China or Greece: Who will affect SA more?
Peter Worthington, an economist at Barclays Africa Group, is reported to have said: “Unlike Greece, China is a very important country directly to South Africa. It’s the main market for [the] export of iron ore, it’s also a key source for global demand of commodities generally, so a very important underpinning for commodity prices.”
China and South Africa
China and South Africa have a well-established trade partnership, with China being South Africa’s largest trade partner. If China’s economy fails, experts believe that it could have a huge impact of local exports, as it could lower the demand for commodities, such as copper, coal and iron ore, which are among some of the items that South Africa exports.
However, Worthington has noted that it is not yet clear the impact that the situation in China will have on the global economy, as well as on South Africa.
Mamello Matikinca and Alex Smith, economists at First National Bank (FNB) said that China is a bigger concern for South Africa than Greece. “The bigger concern for SA is China, where a massive stock market rout is wiping out much of the past year’s spectacular gains. While this largely reflects the clearing out of leveraged positions and highly stretched valuations, it also highlights a growing concern about the real economy.
“Indeed high levels of debt and slowing demand in China are placing growth under pressure. This is a significant concern for SA as China is our biggest export destination. We remain of the view that the Chinese slowdown will be a gradual and manageable one, but risks are skewed to the downside.”
The situation in China
While the world focuses on Greece, Chinese companies have lost more than 15 times the value of the Greek economy in the last four weeks as stocks drop, reports claim. This is approximately $3.9 trillion (about R48.4 trillion).
To try and curb the slide in share prices, the Chinese government has implemented a number of restrictions.

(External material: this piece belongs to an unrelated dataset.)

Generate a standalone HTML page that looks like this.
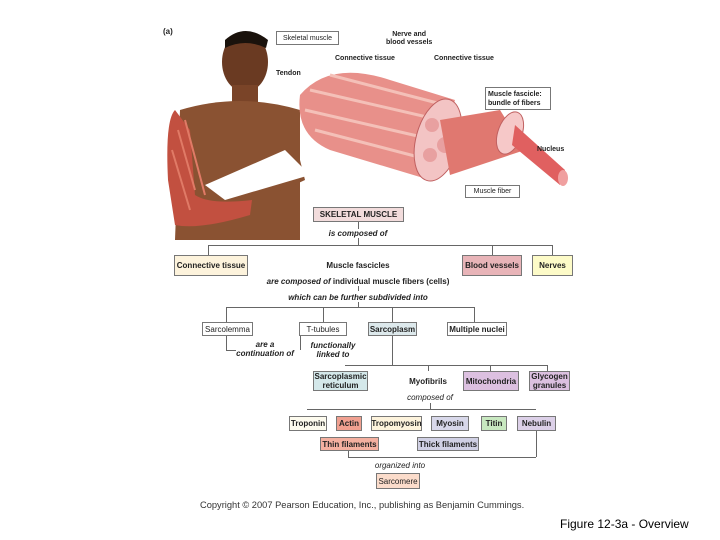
<!DOCTYPE html>
<html><head><style>
body{margin:0;width:720px;height:540px;background:#fff;position:relative;overflow:hidden;font-family:"Liberation Sans",sans-serif}
.b{position:absolute;border:1px solid #777;font-size:8px;font-weight:bold;color:#222;display:flex;align-items:center;justify-content:center;text-align:center;line-height:9px;box-sizing:border-box}
.t{position:absolute;font-size:8px;color:#222;white-space:nowrap;transform:translateX(-50%)}
.i{font-style:italic;font-weight:bold}
.l{position:absolute;background:#666}
.lb{position:absolute;font-size:7px;color:#222;font-weight:bold;line-height:8px}
</style></head><body>
<svg width="720" height="540" style="position:absolute;left:0;top:0">
<ellipse cx="245" cy="62" rx="23" ry="30" fill="#6a3a22"/>
<path d="M225 40 Q245 22 268 40 L266 48 Q245 38 225 48Z" fill="#1a120c"/>
<rect x="232" y="85" width="26" height="20" fill="#7a4428"/>
<path d="M180 110 Q240 92 300 110 L300 240 L175 240Z" fill="#8a5232"/>
<path d="M175 110 Q165 120 168 180 L175 225 Q200 230 250 215 L252 200 Q210 205 195 195 L190 130Z" fill="#c25040"/>
<path d="M178 130 L195 190 M185 120 L205 195 M172 150 L190 210" stroke="#e07a66" stroke-width="2"/>
<path d="M240 180 Q280 170 300 160 L305 180 Q275 195 245 200Z" fill="#8a5232"/>
<path d="M205 185 L285 150 L310 175 L225 200Z" fill="#fff"/>
<path d="M300 95 Q330 60 390 80 L455 100 L430 180 L330 150 Q295 135 300 95Z" fill="#e8908a"/>
<path d="M310 90 L440 120 M305 110 L435 140 M315 130 L430 160 M330 75 L445 105" stroke="#f4c0b8" stroke-width="3"/>
<ellipse cx="438" cy="140" rx="22" ry="42" transform="rotate(15 438 140)" fill="#f3c4c4" stroke="#c06060"/>
<circle cx="432" cy="125" r="7" fill="#e8a0a0"/><circle cx="445" cy="145" r="8" fill="#e8a0a0"/><circle cx="430" cy="155" r="7" fill="#e8a0a0"/>
<path d="M440 120 L500 110 L525 150 L450 175Z" fill="#e07870"/>
<ellipse cx="510" cy="133" rx="12" ry="22" transform="rotate(20 510 133)" fill="#f6c8c8" stroke="#c06060"/>
<path d="M515 125 L565 170 L560 185 L512 145Z" fill="#e06060"/>
<ellipse cx="563" cy="178" rx="5" ry="8" fill="#f0a0a0"/>
</svg>
<div class="lb" style="left:163px;top:28px;font-size:8px">(a)</div>
<div class="b" style="left:276px;top:31px;width:63px;height:14px;font-weight:normal;font-size:7px">Skeletal muscle</div>
<div class="lb" style="left:386px;top:31px;text-align:center">Nerve and<br>blood vessels</div>
<div class="lb" style="left:335px;top:55px">Connective tissue</div>
<div class="lb" style="left:434px;top:55px">Connective tissue</div>
<div class="lb" style="left:276px;top:70px">Tendon</div>
<div class="b" style="left:485px;top:87px;width:66px;height:23px;font-size:7px;justify-content:flex-start;text-align:left;padding-left:2px">Muscle fascicle:<br>bundle of fibers</div>
<div class="lb" style="left:537px;top:146px">Nucleus</div>
<div class="b" style="left:465px;top:185px;width:55px;height:13px;font-size:7px;font-weight:normal">Muscle fiber</div>

<div class="b" style="left:313px;top:207px;width:91px;height:15px;background:#f2dcdc">SKELETAL MUSCLE</div>
<div class="l" style="left:358px;top:222px;width:1px;height:23px"></div>
<div class="t i" style="left:358px;top:229px;background:#fff">is composed of</div>
<div class="l" style="left:208px;top:245px;width:344px;height:1px"></div>
<div class="l" style="left:208px;top:245px;width:1px;height:10px"></div>
<div class="l" style="left:492px;top:245px;width:1px;height:10px"></div>
<div class="l" style="left:552px;top:245px;width:1px;height:10px"></div>
<div class="b" style="left:174px;top:255px;width:74px;height:21px;background:#fdf3dc">Connective tissue</div>
<div class="t" style="left:358px;top:261px;font-weight:bold">Muscle fascicles</div>
<div class="b" style="left:462px;top:255px;width:60px;height:21px;background:#e8b4b8">Blood vessels</div>
<div class="b" style="left:532px;top:255px;width:41px;height:21px;background:#fdfbc8">Nerves</div>
<div class="t" style="left:358px;top:277px"><i class="i">are composed of</i> <b>individual muscle fibers (cells)</b></div>
<div class="t i" style="left:358px;top:293px">which can be further subdivided into</div>
<div class="l" style="left:358px;top:286px;width:1px;height:5px"></div>
<div class="l" style="left:358px;top:302px;width:1px;height:5px"></div>
<div class="l" style="left:226px;top:307px;width:248px;height:1px"></div>
<div class="l" style="left:226px;top:307px;width:1px;height:15px"></div>
<div class="l" style="left:323px;top:307px;width:1px;height:15px"></div>
<div class="l" style="left:392px;top:307px;width:1px;height:15px"></div>
<div class="l" style="left:474px;top:307px;width:1px;height:15px"></div>
<div class="b" style="left:202px;top:322px;width:51px;height:14px;font-weight:normal">Sarcolemma</div>
<div class="b" style="left:299px;top:322px;width:48px;height:14px;font-weight:normal">T-tubules</div>
<div class="b" style="left:368px;top:322px;width:49px;height:14px;background:#dde9ec">Sarcoplasm</div>
<div class="b" style="left:447px;top:322px;width:60px;height:14px">Multiple nuclei</div>
<div class="t i" style="left:265px;top:340px;text-align:center;line-height:9px">are a<br>continuation of</div>
<div class="t i" style="left:333px;top:341px;text-align:center;line-height:9px">functionally<br>linked to</div>
<div class="l" style="left:226px;top:336px;width:1px;height:14px"></div>
<div class="l" style="left:226px;top:350px;width:10px;height:1px"></div>
<div class="l" style="left:300px;top:336px;width:1px;height:14px"></div>
<div class="l" style="left:392px;top:336px;width:1px;height:29px"></div>
<div class="l" style="left:345px;top:365px;width:202px;height:1px"></div>
<div class="l" style="left:428px;top:365px;width:1px;height:6px"></div>
<div class="l" style="left:490px;top:365px;width:1px;height:6px"></div>
<div class="l" style="left:547px;top:365px;width:1px;height:6px"></div>
<div class="b" style="left:313px;top:371px;width:55px;height:20px;background:#d4e8ea">Sarcoplasmic<br>reticulum</div>
<div class="t" style="left:428px;top:377px;font-weight:bold">Myofibrils</div>
<div class="b" style="left:463px;top:371px;width:56px;height:20px;background:#dcc0e0">Mitochondria</div>
<div class="b" style="left:529px;top:371px;width:41px;height:20px;background:#dcc0e0">Glycogen<br>granules</div>
<div class="t i" style="left:430px;top:393px;font-weight:normal">composed of</div>
<div class="l" style="left:307px;top:409px;width:229px;height:1px"></div>
<div class="l" style="left:430px;top:403px;width:1px;height:6px"></div>
<div class="b" style="left:289px;top:416px;width:38px;height:15px;background:#fdfbee">Troponin</div>
<div class="b" style="left:336px;top:416px;width:26px;height:15px;background:#f0a090">Actin</div>
<div class="b" style="left:371px;top:416px;width:51px;height:15px;background:#fdf3dc">Tropomyosin</div>
<div class="b" style="left:431px;top:416px;width:38px;height:15px;background:#d8d8ea">Myosin</div>
<div class="b" style="left:481px;top:416px;width:26px;height:15px;background:#c8e8c0">Titin</div>
<div class="b" style="left:517px;top:416px;width:39px;height:15px;background:#dcd0e8">Nebulin</div>
<div class="b" style="left:320px;top:437px;width:59px;height:14px;background:#f4b0a0">Thin filaments</div>
<div class="b" style="left:417px;top:437px;width:62px;height:14px;background:#d0d0e4">Thick filaments</div>
<div class="l" style="left:348px;top:457px;width:188px;height:1px"></div>
<div class="l" style="left:348px;top:451px;width:1px;height:6px"></div>
<div class="l" style="left:536px;top:431px;width:1px;height:26px"></div>
<div class="t i" style="left:400px;top:461px;font-weight:normal">organized into</div>
<div class="b" style="left:376px;top:473px;width:44px;height:16px;background:#fbdccb;font-weight:normal">Sarcomere</div>
<div style="position:absolute;left:200px;top:500px;font-size:9.3px;color:#333">Copyright © 2007 Pearson Education, Inc., publishing as Benjamin Cummings.</div>
<div style="position:absolute;left:560px;top:517px;font-size:12px;color:#000">Figure 12-3a - Overview</div>
</body></html>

Among these restrictions are a halt on stockholders owning more the five percent of a single company selling those stokes for the next six months.
The decline in the stock market followed the government imposing restrictions on the “amount of margin lending that stock brokers could do,” explained a report.
This was as a result of the opening of more than 40 million new stock accounts between June 2014 and May 2015, which pushed the Chinese stock market up by an astounding 150% in less than one year. This led to fears that the stock prices were rising too quickly.
However, following the government’s interventions, the stock market starting dropping much quicker than anticipated, with the government relaxing the previous restricted margin trading rules. The country’s central bank also provided funding to finance margin trading.
Not all commentators fear the worst following a crash in China. Jeremy Warner, a journalist for the Telegraph, stated that China has denied the normal rules of economics, which has assisted it in achieving its past growth. He believes that as a result of this, if the stock market continues to drop, “the impact will be no worse than 2007-08, when the Shanghai Composite fell by two-thirds. Yet after a massive fiscal and monetary stimulus, the wider economy barely lost a beat.”